* START *

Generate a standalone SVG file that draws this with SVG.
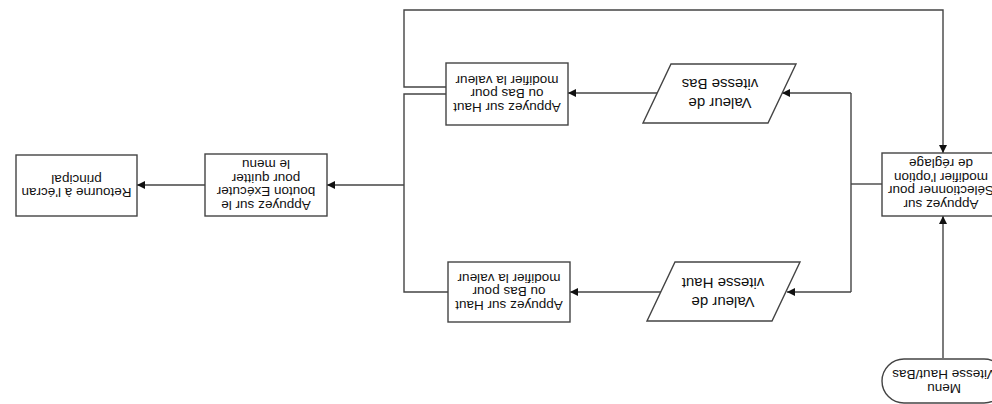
<svg xmlns="http://www.w3.org/2000/svg" width="992" height="404" viewBox="0 0 992 404">
<defs>
<marker id="arr" viewBox="0 0 10 10" refX="10" refY="5" markerWidth="8" markerHeight="8" markerUnits="userSpaceOnUse" orient="auto">
<path d="M0,0 L10,5 L0,10 z" fill="#111"/>
</marker>
<style>
.box{fill:#fff;stroke:#444;stroke-width:1.4}
.ln{fill:none;stroke:#444;stroke-width:1.4}
.t{font-family:"Liberation Sans",Arial,sans-serif;font-size:13.5px;fill:#111;text-anchor:middle}
.tp{font-family:"Liberation Sans",Arial,sans-serif;font-size:15px;fill:#111;text-anchor:middle}
</style>
</defs>
<rect width="992" height="404" fill="#fff"/>
<g id="connectors">
<path class="ln" d="M943,358 L943,216" marker-end="url(#arr)"/>
<path class="ln" d="M882,184 L851,184"/>
<path class="ln" d="M851,93 L851,292"/>
<path class="ln" d="M851,93 L782,93" marker-end="url(#arr)"/>
<path class="ln" d="M851,292 L787,292" marker-end="url(#arr)"/>
<path class="ln" d="M657,93 L568,93" marker-end="url(#arr)"/>
<path class="ln" d="M661,292 L570,292" marker-end="url(#arr)"/>
<path class="ln" d="M446,87 L404,87 L404,10 L943,10 L943,153" marker-end="url(#arr)"/>
<path class="ln" d="M446,94 L404,94 L404,292 L448,292"/>
<path class="ln" d="M404,185 L327,185" marker-end="url(#arr)"/>
<path class="ln" d="M205,185 L137,185" marker-end="url(#arr)"/>
</g>
<g id="menu">
<rect class="box" x="882" y="359" width="124" height="44" rx="22" ry="22"/>
<g transform="rotate(180 944 382)">
<text class="t" x="944" y="379.7">Menu</text>
<text class="t" x="944" y="393.7">Vitesse Haut/Bas</text>
</g>
</g>
<g id="selectionner">
<rect class="box" x="882" y="153" width="118" height="63"/>
<g transform="rotate(180 941 184)">
<text class="t" x="941" y="168.5">Appuyez sur</text>
<text class="t" x="941" y="182">Sélectionner pour</text>
<text class="t" x="941" y="195.5">modifier l'option</text>
<text class="t" x="941" y="209">de réglage</text>
</g>
</g>
<g id="valeur-bas">
<polygon class="box" points="671,64 796,64 768,123 643,123"/>
<g transform="rotate(180 720 93)">
<text class="tp" x="720" y="88.5">Valeur de</text>
<text class="tp" x="720" y="107.5">vitesse Bas</text>
</g>
</g>
<g id="valeur-haut">
<polygon class="box" points="675,262 800,262 772,321 647,321"/>
<g transform="rotate(180 723 292)">
<text class="tp" x="723" y="287.5">Valeur de</text>
<text class="tp" x="723" y="306.5">vitesse Haut</text>
</g>
</g>
<g id="modifier-bas">
<rect class="box" x="446" y="63" width="122" height="62"/>
<g transform="rotate(180 507 94)">
<text class="t" x="507" y="85.2">Appuyez sur Haut</text>
<text class="t" x="507" y="98.7">ou Bas pour</text>
<text class="t" x="507" y="112.2">modifier la valeur</text>
</g>
</g>
<g id="modifier-haut">
<rect class="box" x="448" y="262" width="122" height="60"/>
<g transform="rotate(180 509 292)">
<text class="t" x="509" y="283.2">Appuyez sur Haut</text>
<text class="t" x="509" y="296.7">ou Bas pour</text>
<text class="t" x="509" y="310.2">modifier la valeur</text>
</g>
</g>
<g id="executer">
<rect class="box" x="205" y="154" width="122" height="62"/>
<g transform="rotate(180 266 185)">
<text class="t" x="266" y="169.5">Appuyez sur le</text>
<text class="t" x="266" y="183">bouton Exécuter</text>
<text class="t" x="266" y="196.5">pour quitter</text>
<text class="t" x="266" y="210">le menu</text>
</g>
</g>
<g id="retourne">
<rect class="box" x="16" y="155" width="121" height="61"/>
<g transform="rotate(180 76.5 186)">
<text class="t" x="76.5" y="183.9">Retourne à l'écran</text>
<text class="t" x="76.5" y="197.4">principal</text>
</g>
</g>
</svg>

* END *

INSTRUCTIONS FOR THE TASK: Reproduce the whole listing word for word, setting aside any pictures.

FINAL RESULT:
Generate a standalone SVG file that draws this with SVG.
<svg xmlns="http://www.w3.org/2000/svg" width="992" height="404" viewBox="0 0 992 404">
<defs>
<marker id="arr" viewBox="0 0 10 10" refX="10" refY="5" markerWidth="8" markerHeight="8" markerUnits="userSpaceOnUse" orient="auto">
<path d="M0,0 L10,5 L0,10 z" fill="#111"/>
</marker>
<style>
.box{fill:#fff;stroke:#444;stroke-width:1.4}
.ln{fill:none;stroke:#444;stroke-width:1.4}
.t{font-family:"Liberation Sans",Arial,sans-serif;font-size:13.5px;fill:#111;text-anchor:middle}
.tp{font-family:"Liberation Sans",Arial,sans-serif;font-size:15px;fill:#111;text-anchor:middle}
</style>
</defs>
<rect width="992" height="404" fill="#fff"/>
<g id="connectors">
<path class="ln" d="M943,358 L943,216" marker-end="url(#arr)"/>
<path class="ln" d="M882,184 L851,184"/>
<path class="ln" d="M851,93 L851,292"/>
<path class="ln" d="M851,93 L782,93" marker-end="url(#arr)"/>
<path class="ln" d="M851,292 L787,292" marker-end="url(#arr)"/>
<path class="ln" d="M657,93 L568,93" marker-end="url(#arr)"/>
<path class="ln" d="M661,292 L570,292" marker-end="url(#arr)"/>
<path class="ln" d="M446,87 L404,87 L404,10 L943,10 L943,153" marker-end="url(#arr)"/>
<path class="ln" d="M446,94 L404,94 L404,292 L448,292"/>
<path class="ln" d="M404,185 L327,185" marker-end="url(#arr)"/>
<path class="ln" d="M205,185 L137,185" marker-end="url(#arr)"/>
</g>
<g id="menu">
<rect class="box" x="882" y="359" width="124" height="44" rx="22" ry="22"/>
<g transform="rotate(180 944 382)">
<text class="t" x="944" y="379.7">Menu</text>
<text class="t" x="944" y="393.7">Vitesse Haut/Bas</text>
</g>
</g>
<g id="selectionner">
<rect class="box" x="882" y="153" width="118" height="63"/>
<g transform="rotate(180 941 184)">
<text class="t" x="941" y="168.5">Appuyez sur</text>
<text class="t" x="941" y="182">Sélectionner pour</text>
<text class="t" x="941" y="195.5">modifier l'option</text>
<text class="t" x="941" y="209">de réglage</text>
</g>
</g>
<g id="valeur-bas">
<polygon class="box" points="671,64 796,64 768,123 643,123"/>
<g transform="rotate(180 720 93)">
<text class="tp" x="720" y="88.5">Valeur de</text>
<text class="tp" x="720" y="107.5">vitesse Bas</text>
</g>
</g>
<g id="valeur-haut">
<polygon class="box" points="675,262 800,262 772,321 647,321"/>
<g transform="rotate(180 723 292)">
<text class="tp" x="723" y="287.5">Valeur de</text>
<text class="tp" x="723" y="306.5">vitesse Haut</text>
</g>
</g>
<g id="modifier-bas">
<rect class="box" x="446" y="63" width="122" height="62"/>
<g transform="rotate(180 507 94)">
<text class="t" x="507" y="85.2">Appuyez sur Haut</text>
<text class="t" x="507" y="98.7">ou Bas pour</text>
<text class="t" x="507" y="112.2">modifier la valeur</text>
</g>
</g>
<g id="modifier-haut">
<rect class="box" x="448" y="262" width="122" height="60"/>
<g transform="rotate(180 509 292)">
<text class="t" x="509" y="283.2">Appuyez sur Haut</text>
<text class="t" x="509" y="296.7">ou Bas pour</text>
<text class="t" x="509" y="310.2">modifier la valeur</text>
</g>
</g>
<g id="executer">
<rect class="box" x="205" y="154" width="122" height="62"/>
<g transform="rotate(180 266 185)">
<text class="t" x="266" y="169.5">Appuyez sur le</text>
<text class="t" x="266" y="183">bouton Exécuter</text>
<text class="t" x="266" y="196.5">pour quitter</text>
<text class="t" x="266" y="210">le menu</text>
</g>
</g>
<g id="retourne">
<rect class="box" x="16" y="155" width="121" height="61"/>
<g transform="rotate(180 76.5 186)">
<text class="t" x="76.5" y="183.9">Retourne à l'écran</text>
<text class="t" x="76.5" y="197.4">principal</text>
</g>
</g>
</svg>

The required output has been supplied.